August 2, 2012, by Maggie

CSR Futures: the practitioner perspective

One of the highlights of CSR Futures was the practitioner panel, who were asked to consider the future of CSR and Sustainability, the following summarises the key points:

Gerry Boyle, Head of Business Relations, Oxfam

  • Emphasised the importance of ensuring that corporate sustainability agendas embrace social as well as environmental impacts.
  • That there remains a need to tackle extant issues such as living wages, decent living standards, gender bias and fair pricing.
  • Questioned whether,  as power shifts to BRIC economies, these emerging economies and the businesses based in these regions have the capacity and the regulatory/third sector drivers to effectively manage their responsibilities in the area of CSR and sustainability.
  • Outlined the need for businesses and regulators to consider their roles in managing and constraining the consumers’ demand for scarce resources.

Vicky Bullivant, Global Head of Sustainability, Rolls-Royce Plc

  • Outlined the importance of a multi-stakeholder approach within businesses and within government – using the example of fuel poverty.
  • Underlined the importance of the sustainability as a core strategy within the business rather than an add-on – using the example of Rolls Royce
  • Predicted that sustainability would surplant CSR as a more tangible issue based concept that would be more amenable to regulation (when compared to CSR and the idea of responsible behaviour).

Justin Keeble, Partner & Leader of their Sustainable Services UK, Accenture

  • Emphasised the urgency of this agenda in the light of population growth resource scarcity.
  • Articulated the impatience of business leaders in the face of corporate inertia and the need to replace the emphasis on monitoring and reporting with delivering progress.
  • Predicted a move to sustainability as a mainstream issue with businesses using core capabilities to tackle the agenda, with sustainability KPIs being used to engage middle managers in addressing sustainability in every day decision making, and an emphasis on delivery and execution.

David Logan, co-Founder & Joint Chair, Corporate Citizenship

  • Outlined how in his view corporations are citizens as are individuals, and with citizenship comes responsibility.
  • Emphasised how the values of a company are critical in guiding decision making, particularly in countries where governments are weak and in providing international systems of governance in the absence of alternatives.
  • Predicted that in developing economies the key issue would be poverty alleviation, rather than sustainability, and that the ambition should not be to reduce consumption, but to enable the emerging middle classes to consume in a sustainable way.

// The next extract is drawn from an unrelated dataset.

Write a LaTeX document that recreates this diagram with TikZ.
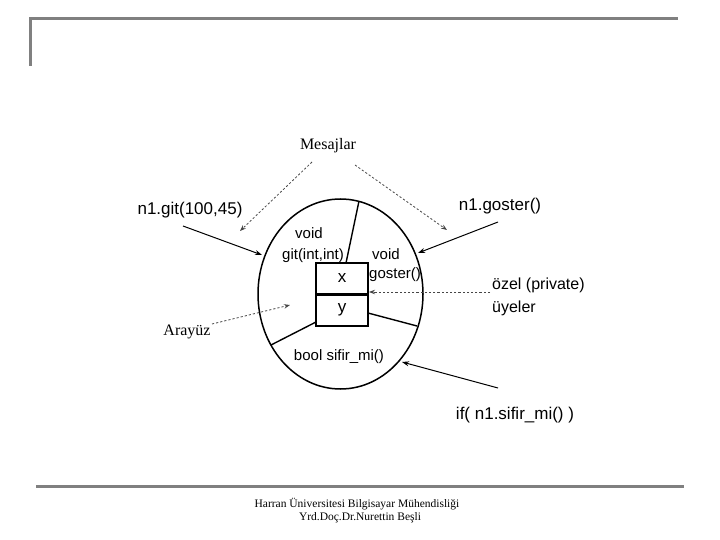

Will Oulton, European Head of Responsible Investment, Mercer

  • Outlined the series of disconnections that characterise the financial sector:
    • Companies investing their pension funds in a way that contradict their position on ESG.
    • Pension funds being managed in the interests of the agents rather than the beneficiary (leading to rent extraction).
    • The short term nature of financial systems and quarterly reporting cycles versus the long term nature of pension fund investment (10-60 years in some cases) or business planning and investment cycles.
  • Highlighted the series of corporate failures and regulatory code developments that have characterised recent years, and emphasised that it is a change in behaviour rather than new regulation, that will have the greatest impact on the financial sector.

Thomas Thomas, Executive Director, Singapore Compact for CSR

  • Provided the ASEAN perspective firstly outlining the challenge of implementing CSR in a region that is as diverse in terms of size, economic strength and democratic development.
  • Provided examples of how CSR is being adopted by specific countries such as Laos where it is seen as a way to attempt to reduce the impact of its rapid development on health and happiness.
  • Anticipated a significant increase in reporting activity in the region since the SGX produced guidelines around sustainability reporting.
  • Outlined that for CSR to thrive in the region the institutions of civil society would need to strengthen and the challenge of corruption would need to be addressed, and he anticipated a key actor in this would be the media.

Presentations were followed by a wide ranging discussion, hopefully the subject of a future blog posting.

By Maggie Royston, Business Development & Centre Manager of the ICCSR, Nottingham University Business School.